- [Source excerpt]
★ ★ ★ ★
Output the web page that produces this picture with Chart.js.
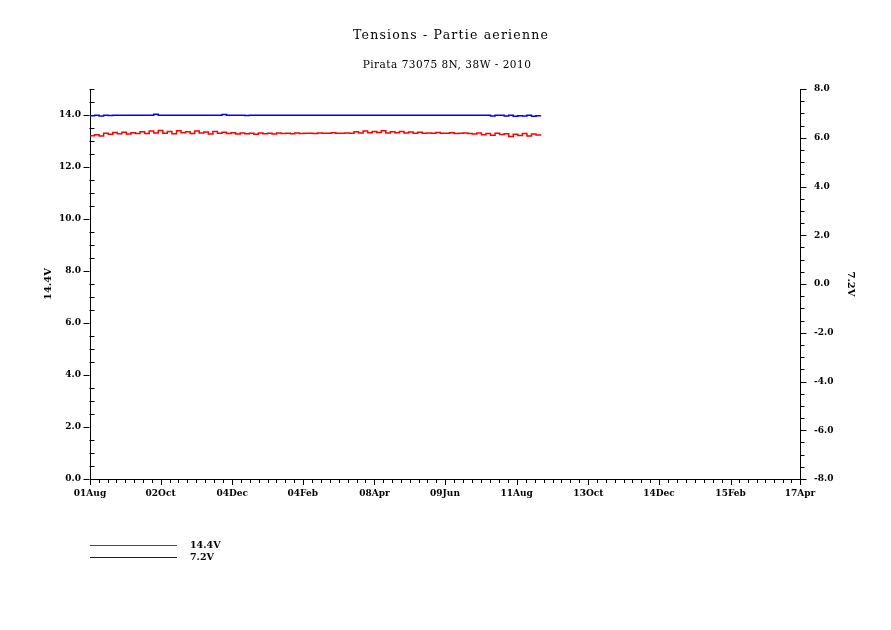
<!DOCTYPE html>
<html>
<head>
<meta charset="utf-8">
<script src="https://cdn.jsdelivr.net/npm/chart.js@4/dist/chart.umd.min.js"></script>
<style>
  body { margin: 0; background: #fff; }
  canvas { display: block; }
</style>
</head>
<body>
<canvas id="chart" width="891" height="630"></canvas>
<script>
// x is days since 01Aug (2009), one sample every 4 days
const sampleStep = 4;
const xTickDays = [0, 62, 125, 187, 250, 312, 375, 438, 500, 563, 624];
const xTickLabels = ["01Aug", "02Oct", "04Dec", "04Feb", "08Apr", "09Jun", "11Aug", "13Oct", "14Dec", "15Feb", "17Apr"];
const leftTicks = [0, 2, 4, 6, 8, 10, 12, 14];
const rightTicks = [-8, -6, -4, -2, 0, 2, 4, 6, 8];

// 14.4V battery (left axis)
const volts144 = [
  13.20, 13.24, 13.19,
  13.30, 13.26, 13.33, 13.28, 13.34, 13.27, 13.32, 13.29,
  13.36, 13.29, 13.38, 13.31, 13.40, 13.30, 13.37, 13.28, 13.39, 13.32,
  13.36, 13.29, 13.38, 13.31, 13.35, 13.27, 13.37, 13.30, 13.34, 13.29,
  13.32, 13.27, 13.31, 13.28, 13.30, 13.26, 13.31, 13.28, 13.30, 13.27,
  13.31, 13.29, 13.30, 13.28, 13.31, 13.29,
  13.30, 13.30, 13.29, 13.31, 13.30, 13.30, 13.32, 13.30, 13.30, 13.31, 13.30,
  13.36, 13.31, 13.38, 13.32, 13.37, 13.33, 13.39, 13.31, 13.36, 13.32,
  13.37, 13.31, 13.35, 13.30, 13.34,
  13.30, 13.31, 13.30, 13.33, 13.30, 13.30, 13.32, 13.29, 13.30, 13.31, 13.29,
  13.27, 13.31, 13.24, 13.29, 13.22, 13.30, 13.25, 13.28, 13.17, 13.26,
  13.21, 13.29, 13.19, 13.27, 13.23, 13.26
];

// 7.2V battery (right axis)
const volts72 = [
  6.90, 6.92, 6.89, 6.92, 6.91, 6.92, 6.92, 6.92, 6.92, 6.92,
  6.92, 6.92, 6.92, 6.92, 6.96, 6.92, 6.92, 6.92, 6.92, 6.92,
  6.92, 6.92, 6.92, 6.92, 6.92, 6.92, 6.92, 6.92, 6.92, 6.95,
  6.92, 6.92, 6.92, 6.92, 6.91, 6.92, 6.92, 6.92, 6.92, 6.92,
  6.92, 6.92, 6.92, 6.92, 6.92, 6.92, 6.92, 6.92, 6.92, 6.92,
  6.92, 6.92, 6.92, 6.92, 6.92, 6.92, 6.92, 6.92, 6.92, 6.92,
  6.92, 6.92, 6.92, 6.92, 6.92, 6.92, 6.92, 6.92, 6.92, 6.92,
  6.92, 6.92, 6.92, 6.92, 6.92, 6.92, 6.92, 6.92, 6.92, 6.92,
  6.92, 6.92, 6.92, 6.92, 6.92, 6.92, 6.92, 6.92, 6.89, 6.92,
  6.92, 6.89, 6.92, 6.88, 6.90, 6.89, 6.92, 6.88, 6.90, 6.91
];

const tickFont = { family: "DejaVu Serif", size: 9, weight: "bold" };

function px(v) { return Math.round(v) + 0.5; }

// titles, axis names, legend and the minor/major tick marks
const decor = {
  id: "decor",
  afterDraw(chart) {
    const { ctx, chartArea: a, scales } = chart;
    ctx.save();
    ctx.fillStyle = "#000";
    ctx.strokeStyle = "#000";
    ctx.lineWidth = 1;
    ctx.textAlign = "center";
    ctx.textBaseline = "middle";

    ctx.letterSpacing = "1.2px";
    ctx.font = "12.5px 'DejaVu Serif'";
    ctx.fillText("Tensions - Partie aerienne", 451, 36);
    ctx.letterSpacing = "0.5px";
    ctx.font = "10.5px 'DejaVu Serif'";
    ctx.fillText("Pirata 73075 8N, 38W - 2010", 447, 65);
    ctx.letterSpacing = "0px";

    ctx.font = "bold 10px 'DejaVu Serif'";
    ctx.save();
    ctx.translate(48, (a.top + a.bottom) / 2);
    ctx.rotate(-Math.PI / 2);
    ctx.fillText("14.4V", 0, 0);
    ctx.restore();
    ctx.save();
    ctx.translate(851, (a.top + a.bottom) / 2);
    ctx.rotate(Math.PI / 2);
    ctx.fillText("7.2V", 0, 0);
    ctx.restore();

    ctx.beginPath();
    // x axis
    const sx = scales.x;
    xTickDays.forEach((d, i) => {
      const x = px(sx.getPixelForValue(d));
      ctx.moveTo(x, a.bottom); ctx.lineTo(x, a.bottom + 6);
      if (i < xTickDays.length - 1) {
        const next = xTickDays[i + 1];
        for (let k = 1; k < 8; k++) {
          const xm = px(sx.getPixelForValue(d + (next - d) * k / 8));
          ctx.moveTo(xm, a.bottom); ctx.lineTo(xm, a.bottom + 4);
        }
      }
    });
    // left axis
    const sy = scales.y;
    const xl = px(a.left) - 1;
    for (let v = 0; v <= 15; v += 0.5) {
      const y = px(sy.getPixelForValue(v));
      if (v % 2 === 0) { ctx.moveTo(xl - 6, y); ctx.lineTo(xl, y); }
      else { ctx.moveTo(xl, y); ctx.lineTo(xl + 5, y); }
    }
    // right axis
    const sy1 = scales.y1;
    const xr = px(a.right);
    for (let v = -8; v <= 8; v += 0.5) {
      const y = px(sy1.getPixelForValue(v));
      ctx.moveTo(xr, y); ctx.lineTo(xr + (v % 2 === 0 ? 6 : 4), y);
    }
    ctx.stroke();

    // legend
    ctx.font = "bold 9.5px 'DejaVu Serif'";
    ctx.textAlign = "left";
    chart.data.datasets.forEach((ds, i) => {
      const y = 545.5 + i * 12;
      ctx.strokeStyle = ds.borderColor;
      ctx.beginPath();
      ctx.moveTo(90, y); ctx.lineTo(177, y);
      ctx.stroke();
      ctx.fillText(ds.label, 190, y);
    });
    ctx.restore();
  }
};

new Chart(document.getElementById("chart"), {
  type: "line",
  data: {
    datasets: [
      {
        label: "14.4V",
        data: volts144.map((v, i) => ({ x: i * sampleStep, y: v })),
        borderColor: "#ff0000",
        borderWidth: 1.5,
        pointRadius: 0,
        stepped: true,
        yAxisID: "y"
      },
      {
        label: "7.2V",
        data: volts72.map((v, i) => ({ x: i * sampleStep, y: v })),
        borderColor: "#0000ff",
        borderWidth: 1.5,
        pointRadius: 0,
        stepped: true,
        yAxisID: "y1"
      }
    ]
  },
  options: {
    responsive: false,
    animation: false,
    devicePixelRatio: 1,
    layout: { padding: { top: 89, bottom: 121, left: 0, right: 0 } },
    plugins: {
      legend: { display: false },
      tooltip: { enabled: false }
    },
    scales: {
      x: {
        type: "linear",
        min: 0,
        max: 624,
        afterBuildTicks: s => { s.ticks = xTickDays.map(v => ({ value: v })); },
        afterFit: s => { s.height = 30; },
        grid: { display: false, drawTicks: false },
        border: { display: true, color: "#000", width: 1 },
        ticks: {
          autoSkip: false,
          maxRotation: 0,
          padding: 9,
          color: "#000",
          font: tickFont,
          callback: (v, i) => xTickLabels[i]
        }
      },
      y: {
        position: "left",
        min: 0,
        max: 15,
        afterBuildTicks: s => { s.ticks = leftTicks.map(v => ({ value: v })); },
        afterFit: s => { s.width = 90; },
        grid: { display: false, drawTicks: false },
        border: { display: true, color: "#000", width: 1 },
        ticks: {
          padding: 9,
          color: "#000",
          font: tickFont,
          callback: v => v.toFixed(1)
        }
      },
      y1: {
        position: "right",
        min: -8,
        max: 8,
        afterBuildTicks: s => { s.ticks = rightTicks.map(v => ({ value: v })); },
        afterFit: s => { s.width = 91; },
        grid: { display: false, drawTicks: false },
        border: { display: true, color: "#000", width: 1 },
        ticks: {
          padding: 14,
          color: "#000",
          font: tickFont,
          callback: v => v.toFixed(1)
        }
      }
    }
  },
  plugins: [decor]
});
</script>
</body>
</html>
★ ★ ★ ★
- [Exercise aim] From the top of the listing above, repeat each line exactly until you reach the line containing "0, 2, 4, 6, 8];", and repeat that one too. Leave the pictures out.

- [Final result]
Output the web page that produces this picture with Chart.js.
<!DOCTYPE html>
<html>
<head>
<meta charset="utf-8">
<script src="https://cdn.jsdelivr.net/npm/chart.js@4/dist/chart.umd.min.js"></script>
<style>
  body { margin: 0; background: #fff; }
  canvas { display: block; }
</style>
</head>
<body>
<canvas id="chart" width="891" height="630"></canvas>
<script>
// x is days since 01Aug (2009), one sample every 4 days
const sampleStep = 4;
const xTickDays = [0, 62, 125, 187, 250, 312, 375, 438, 500, 563, 624];
const xTickLabels = ["01Aug", "02Oct", "04Dec", "04Feb", "08Apr", "09Jun", "11Aug", "13Oct", "14Dec", "15Feb", "17Apr"];
const leftTicks = [0, 2, 4, 6, 8, 10, 12, 14];
const rightTicks = [-8, -6, -4, -2, 0, 2, 4, 6, 8];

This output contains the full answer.